Willie Mae was already accustomed to hard work. “I was picking cotton when I was six years old,” she tells me as we sit in the air-conditioned living room of her comfortable home. “I’d put it in my father’s bag.”
While everyone had to work hard, Willie Mae remembers her life under her mother’s care as a time of plenty. A prolific gardener, her mother had also raised chickens and sold chickens and eggs door to door. “She’d make sixteen dollars and think she did pretty good,” Willie Mae tells me. “We always had enough food.”
But after her mother’s death, Willie Mae says, “we got down to having no food at all.” She recalls digging up turnips from the field and eating them three times a day; later, she and her brother would take corn to the mill for meal, and that would be their food. “There was no welfare,” she says. “No food stamps.”
Her father, who struggled with vision problems, began selling off the livestock that had helped keep the family fed. He sold the hogs, the mules, and most of the cows– though Willie Mae recalls milking the remaining cow with her brother and drinking the fresh milk before they’d even returned to the house.
The family turned to sharecropping, but never did very well because “Daddy would work other people’s fields for cash money, even though he had his own cotton needing tending.” The family’s downturn in fortunes affected the children’s education as well.
“We’d get ready to go to school, and Dad would say, ‘you’re not going to school today.’” Willie Mae shakes her head. “He wouldn’t tell us the night before. He’d wait until the school bus was there.”
“Were you doing worse than other families?” I ask, and Willie Mae nods.
“I didn’t know any other girls who were plowing mules,” she says.
Despite her personal obstacles, Willie Mae graduated from Davidson High School at age twenty-one in 1958. She married, had six children, and divorced when her youngest child was one year old. For the next twenty-odd years, Willie Mae worked at Big Yank and raised her children (along with a step-son “who’s like my own”) as a single parent.
“I started off at Big Yank for forty-nine dollars a week in 1965,” Willie Mae says. “But we made it.”
Now that Willie Mae is retired, her children are the ones taking care of her – and in style. Sheila, a math specialist in Tampa, Florida, has lived all over the world with her career military husband, and Willie Mae has traveled every place they have been.

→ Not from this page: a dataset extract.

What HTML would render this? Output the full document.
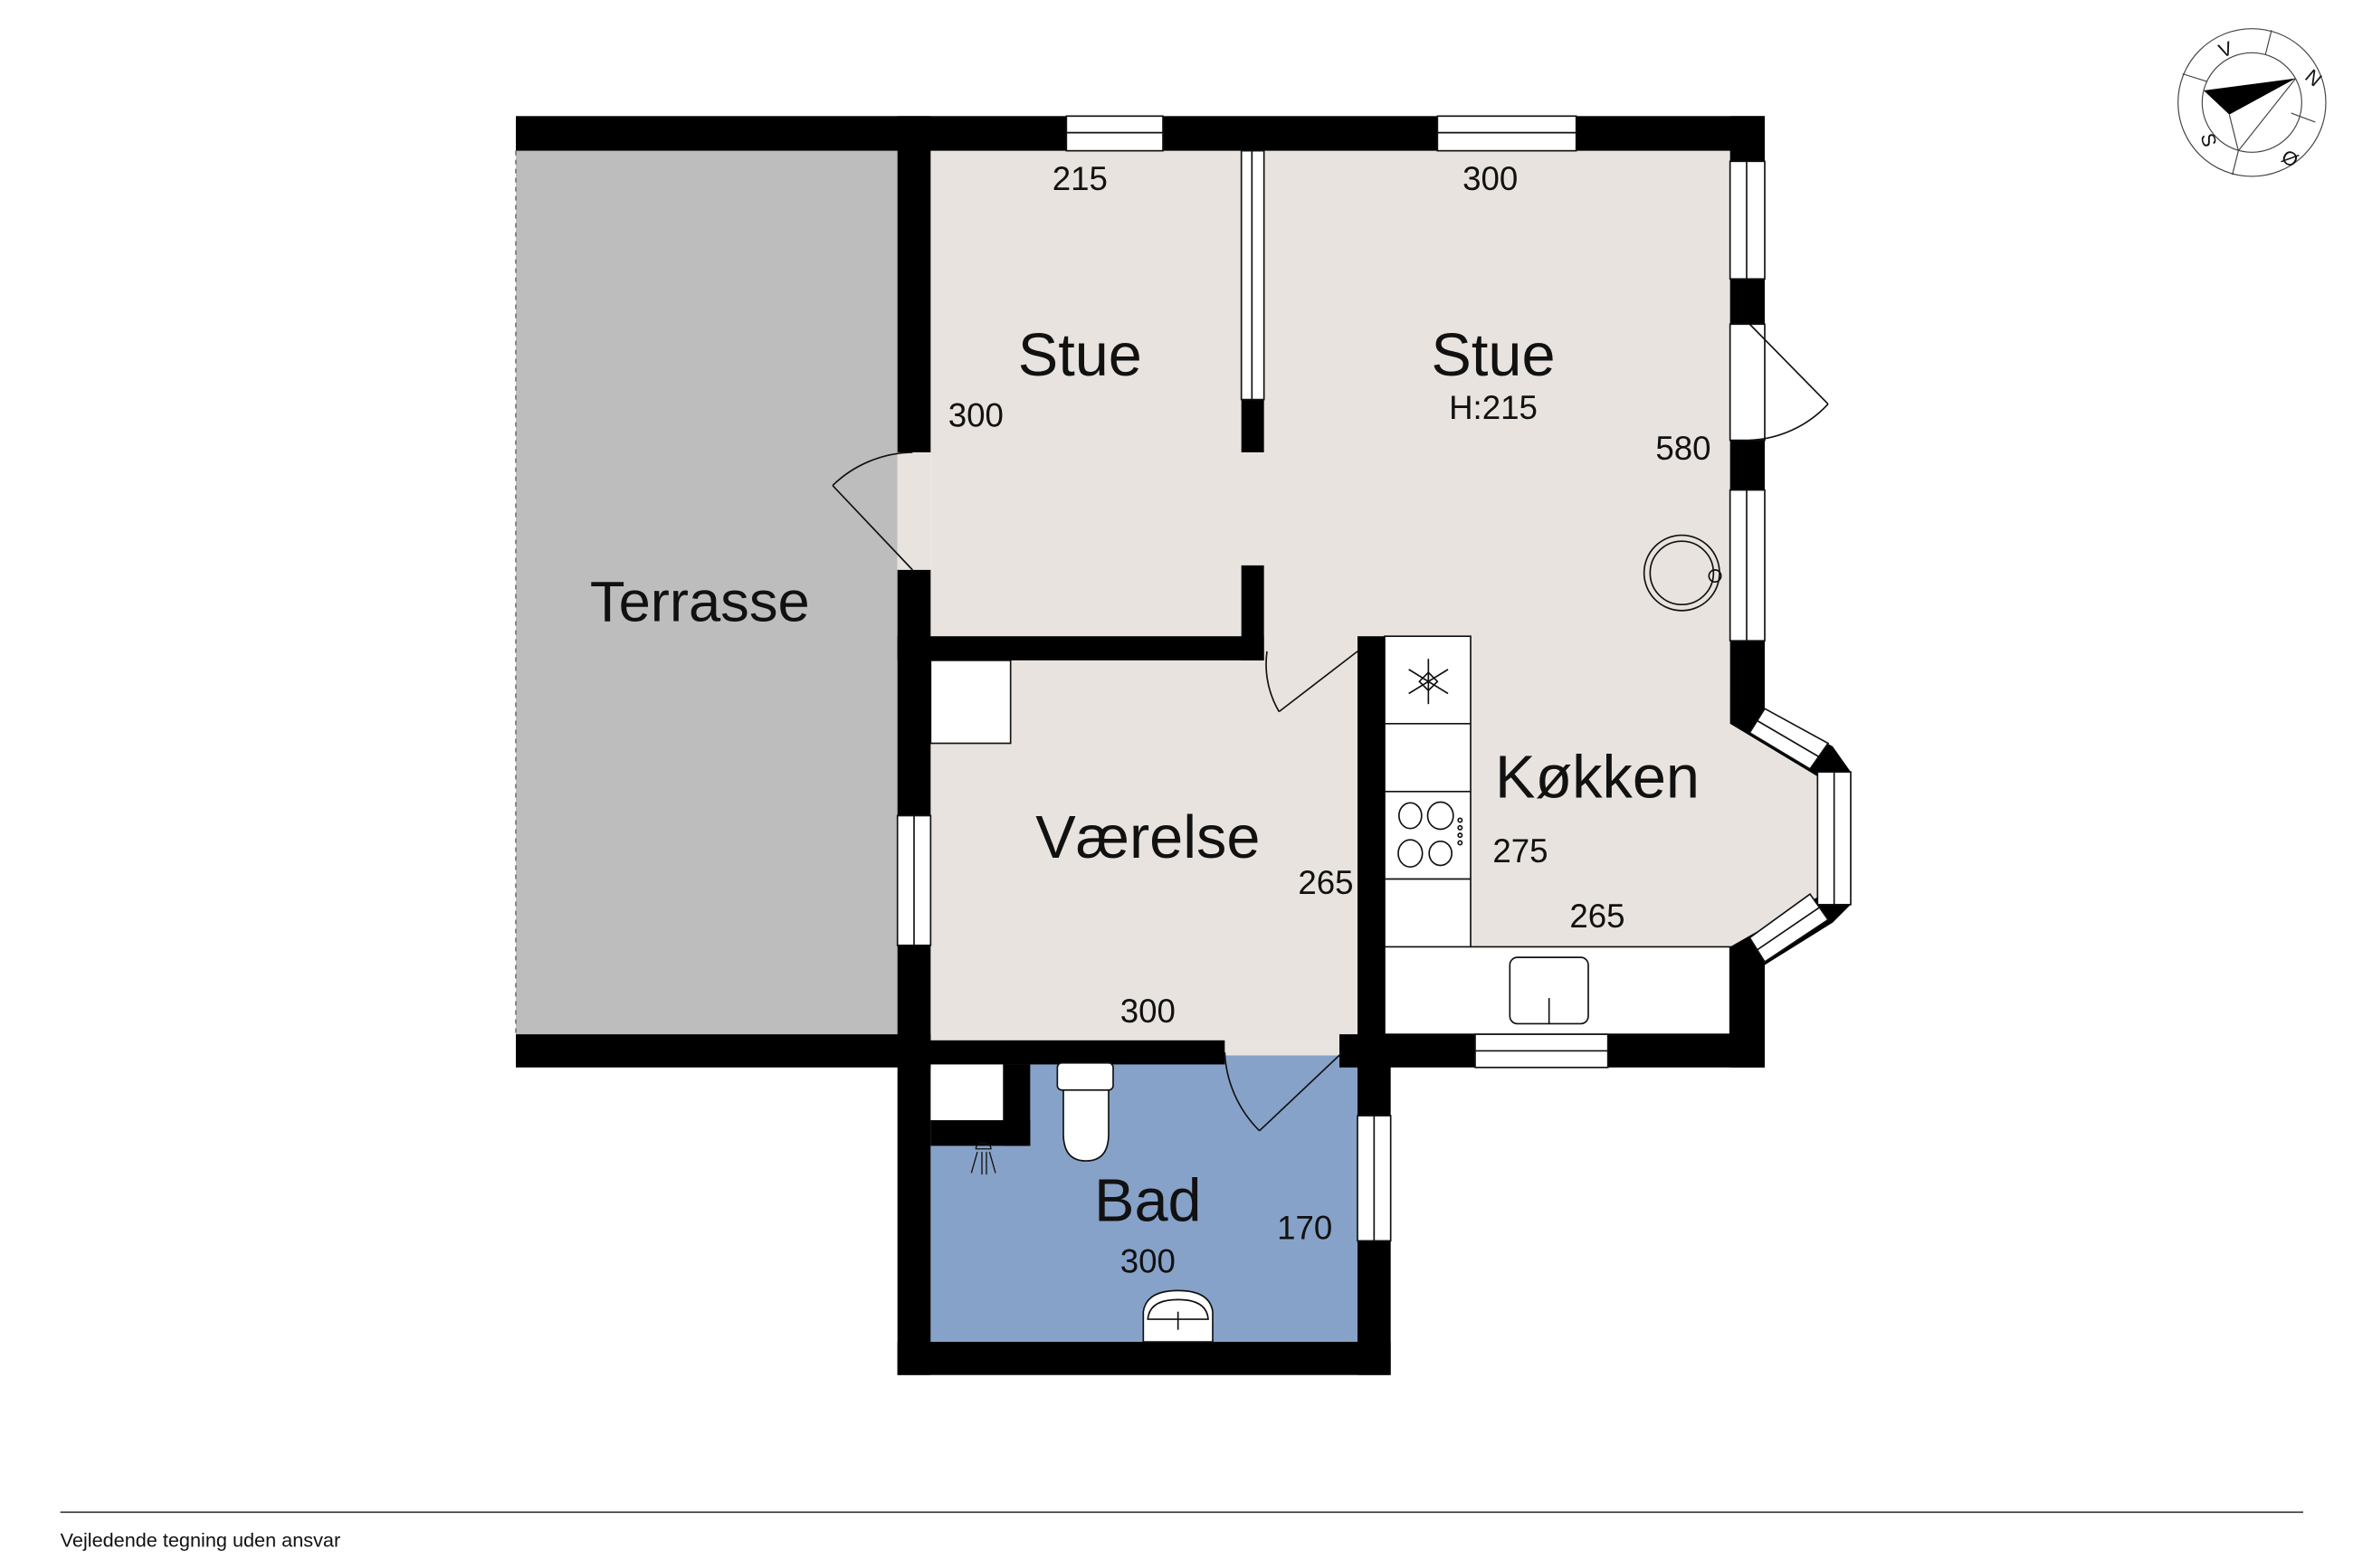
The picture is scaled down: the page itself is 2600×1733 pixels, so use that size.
<!DOCTYPE html>
<html><head><meta charset="utf-8"><style>
html,body{margin:0;padding:0;background:#fff;}
svg{display:block;}
text{font-family:"Liberation Sans",sans-serif;fill:#111;}
</style></head><body>
<svg width="2600" height="1733" viewBox="0 0 1560 1040" preserveAspectRatio="none" xmlns="http://www.w3.org/2000/svg">
<rect width="1560" height="1040" fill="#fff"/>
<!-- floors -->
<rect x="342" y="100" width="253" height="586" fill="#bdbdbd"/>
<line x1="342" y1="100" x2="342" y2="686" stroke="#777" stroke-dasharray="3,3" stroke-width="1"/>
<polygon points="617,100 1147,100 1147,460 1170,483 1215,512 1215,600 1170,628 975,628 975,422 617,422" fill="#e8e3de"/>
<rect x="595" y="300" width="22" height="78" fill="#e8e3de"/>
<rect x="838" y="420" width="62" height="20" fill="#e8e3de"/>
<rect x="617" y="438" width="283" height="252" fill="#e8e3de"/>
<rect x="617" y="700" width="283" height="190" fill="#87a2c8"/>
<rect x="812" y="690" width="78" height="10" fill="#e8e3de"/>
<!-- counters -->
<rect x="918" y="422" width="57" height="264" fill="#fff" stroke="#111" stroke-width="1"/>
<rect x="918" y="628" width="229" height="58" fill="#fff" stroke="#111" stroke-width="1"/>
<line x1="918" y1="480" x2="975" y2="480" stroke="#111"/>
<line x1="918" y1="525" x2="975" y2="525" stroke="#111"/>
<line x1="918" y1="583" x2="975" y2="583" stroke="#111"/>
<rect x="1001" y="635" width="52" height="44" rx="5" fill="#fff" stroke="#111"/>
<line x1="1027" y1="662" x2="1027" y2="679" stroke="#111"/>
<g fill="none" stroke="#111" stroke-width="1">
<ellipse cx="935" cy="541" rx="7.5" ry="8.5"/><ellipse cx="955" cy="541" rx="8.5" ry="9"/>
<ellipse cx="935" cy="566" rx="8" ry="9"/><ellipse cx="955" cy="566" rx="7.5" ry="8"/>
<circle cx="968" cy="544" r="1.3"/><circle cx="968" cy="549" r="1.3"/><circle cx="968" cy="554" r="1.3"/><circle cx="968" cy="559" r="1.3"/>
<line x1="947" y1="437" x2="947" y2="467"/><line x1="934" y1="444" x2="960" y2="460"/><line x1="934" y1="460" x2="960" y2="444"/>
<polygon points="947,446 953,452 947,458 941,452"/>
<circle cx="1115" cy="380" r="25"/><circle cx="1115" cy="380" r="21"/>
<circle cx="1137" cy="382" r="4"/>
</g>
<!-- closets -->
<rect x="617" y="438" width="53" height="55" fill="#fff" stroke="#111" stroke-width="1"/>
<rect x="617" y="690" width="48" height="53" fill="#fff"/>
<!-- walls -->
<g fill="#000">
<rect x="342" y="77" width="828" height="23"/>
<rect x="342" y="686" width="275" height="22"/>
<rect x="595" y="77" width="22" height="223"/>
<rect x="595" y="378" width="22" height="534"/>
<rect x="823" y="100" width="15" height="200"/>
<rect x="823" y="375" width="15" height="63"/>
<rect x="595" y="422" width="243" height="16"/>
<rect x="900" y="422" width="18" height="286"/>
<rect x="595" y="690" width="217" height="16"/>
<rect x="888" y="686" width="282" height="22"/>
<rect x="665" y="706" width="18" height="54"/>
<rect x="617" y="743" width="66" height="17"/>
<rect x="900" y="700" width="22" height="212"/>
<rect x="595" y="890" width="327" height="22"/>
<rect x="1147" y="77" width="23" height="383"/>
<polygon points="1147,460 1170,460 1170,470 1215,495 1227,512 1227,600 1215,612 1170,640 1170,708 1147,708 1147,628 1205,595 1205,515 1147,480"/>
</g>
<!-- windows -->
<g fill="#fff" stroke="#111" stroke-width="1">
<rect x="707" y="77" width="64" height="23"/><line x1="707" y1="88" x2="771" y2="88"/>
<rect x="953" y="77" width="92" height="23"/><line x1="953" y1="88" x2="1045" y2="88"/>
<rect x="823" y="100" width="15" height="165"/><line x1="830" y1="100" x2="830" y2="265"/>
<rect x="1147" y="107" width="23" height="78"/><line x1="1158" y1="107" x2="1158" y2="185"/>
<rect x="1147" y="215" width="23" height="77"/>
<rect x="1147" y="325" width="23" height="100"/><line x1="1158" y1="325" x2="1158" y2="425"/>
<rect x="595" y="541" width="22" height="86"/><line x1="606" y1="541" x2="606" y2="627"/>
<rect x="978" y="686" width="88" height="22"/><line x1="978" y1="697" x2="1066" y2="697"/>
<rect x="900" y="740" width="22" height="83"/><line x1="911" y1="740" x2="911" y2="823"/>
<rect x="1205" y="512" width="22" height="88"/><line x1="1216" y1="512" x2="1216" y2="600"/>
<polygon points="1170,470 1160,486 1200,510 1212,493"/><line x1="1165" y1="478" x2="1206" y2="502"/>
<polygon points="1160,622 1170,638 1212,610 1200,593"/><line x1="1165" y1="630" x2="1206" y2="602"/>
</g>
<!-- doors -->
<g fill="none" stroke="#111" stroke-width="1">
<line x1="605" y1="378" x2="552" y2="322"/><path d="M552,322 A78,78 0 0 1 605,300"/>
<line x1="1160" y1="215" x2="1212" y2="268"/><path d="M1212,268 A75,75 0 0 1 1160,292"/>
<line x1="900" y1="432" x2="848" y2="472"/><path d="M848,472 A62,62 0 0 1 840,432"/>
<line x1="890" y1="698" x2="835" y2="750"/><path d="M835,750 A78,78 0 0 1 812,698"/>
</g>
<!-- toilet, sink, shower -->
<g fill="#fff" stroke="#111" stroke-width="1">
<path d="M705,718 L705,752 Q705,770 720,770 Q735,770 735,752 L735,718 Z"/>
<rect x="701" y="705" width="37" height="18" rx="3"/>
<path d="M758,890 L758,870 Q760,856 781,856 Q802,856 804,870 L804,890 Z"/>
<path d="M761,875 Q762,862 781,862 Q800,862 801,875 Z"/>
</g>
<line x1="781" y1="870" x2="781" y2="882" stroke="#111"/>
<g stroke="#111" stroke-width="0.8" fill="none"><path d="M647,762 A5,4 0 0 1 657,762 Z"/><line x1="648" y1="764" x2="644" y2="778"/><line x1="651" y1="764" x2="651" y2="779"/><line x1="654" y1="764" x2="654" y2="779"/><line x1="656" y1="764" x2="660" y2="778"/></g>
<!-- labels -->
<g text-anchor="middle">
<text x="716" y="249" font-size="40">Stue</text>
<text x="990" y="249" font-size="40">Stue</text>
<text x="990" y="278" font-size="22">H:215</text>
<text x="464" y="412" font-size="38">Terrasse</text>
<text x="761" y="569" font-size="40">Værelse</text>
<text x="1059" y="529" font-size="40">Køkken</text>
<text x="761" y="810" font-size="40">Bad</text>
<text x="716" y="126" font-size="22">215</text>
<text x="988" y="126" font-size="22">300</text>
<text x="647" y="283" font-size="22">300</text>
<text x="1116" y="305" font-size="22">580</text>
<text x="1008" y="572" font-size="22">275</text>
<text x="1059" y="615" font-size="22">265</text>
<text x="879" y="593" font-size="22">265</text>
<text x="761" y="678" font-size="22">300</text>
<text x="761" y="844" font-size="22">300</text>
<text x="865" y="822" font-size="22">170</text>
</g>
<line x1="40" y1="1003" x2="1527" y2="1003" stroke="#333" stroke-width="1"/>
<text x="40" y="1026" font-size="13">Vejledende tegning uden ansvar</text>
<!-- compass -->
<g stroke="#444" stroke-width="0.7" fill="none">
<circle cx="1493" cy="68" r="49"/><circle cx="1493" cy="68" r="33"/>
<line x1="1506" y1="20" x2="1502" y2="36"/>
<line x1="1447" y1="49" x2="1463" y2="54"/>
<line x1="1519" y1="75" x2="1535" y2="81"/>
<line x1="1484" y1="100" x2="1480" y2="116"/>
<line x1="1522" y1="52" x2="1484" y2="100"/>
<line x1="1478" y1="76" x2="1484" y2="100"/>
</g>
<polygon points="1522,52 1461,60 1478,76" fill="#000"/>
<g font-size="13" text-anchor="middle">
<text x="1477" y="37" transform="rotate(-20 1477 37)">V</text>
<text x="1531" y="55" transform="rotate(40 1531 55)">N</text>
<text x="1516" y="109" transform="rotate(30 1516 109)">Ø</text>
<text x="1460" y="94" transform="rotate(75 1460 94)">S</text>
</g>
</svg>
</body></html>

“My son-in-law has been in the army for twenty-four years,” Willie Mae says. “And everywhere they’re stationed, I had to wear a coat.”
As she shows me a scrapbook full of foreign money and airplane tickets, Willie Mae tells me that she has boarded a plane 36 times. Her favorite place in the world? Tampa, where her daughter currently lives; “we went down there in December. There was snow here, but there, the sun was shining; people were cutting grass and in the swimming pools – in December.”
When I ask her least favorite place, Willie Mae replies without hesitation, “Prague and Czechoslovakia. Everybody stared at us so hard,” and besides – “the countryside is dark, and some of the towns were lit with lamplight. It was very scary to me.”
Besides her daughters Sheila in Tampa and Shanta in Texas, Willie Mae’s other children live and work in Tupelo, Oxford, and Water Valley. “People don’t know how my children help me,” Willie Mae says, pointing out the floor that her children plan to replace with ceramic tile and telling me about their intercession last month when her air conditioning broke.
When she is not traveling and visiting with her family, Willie Mae spends her time refinishing furniture, gardening, helping people from her church, and writing.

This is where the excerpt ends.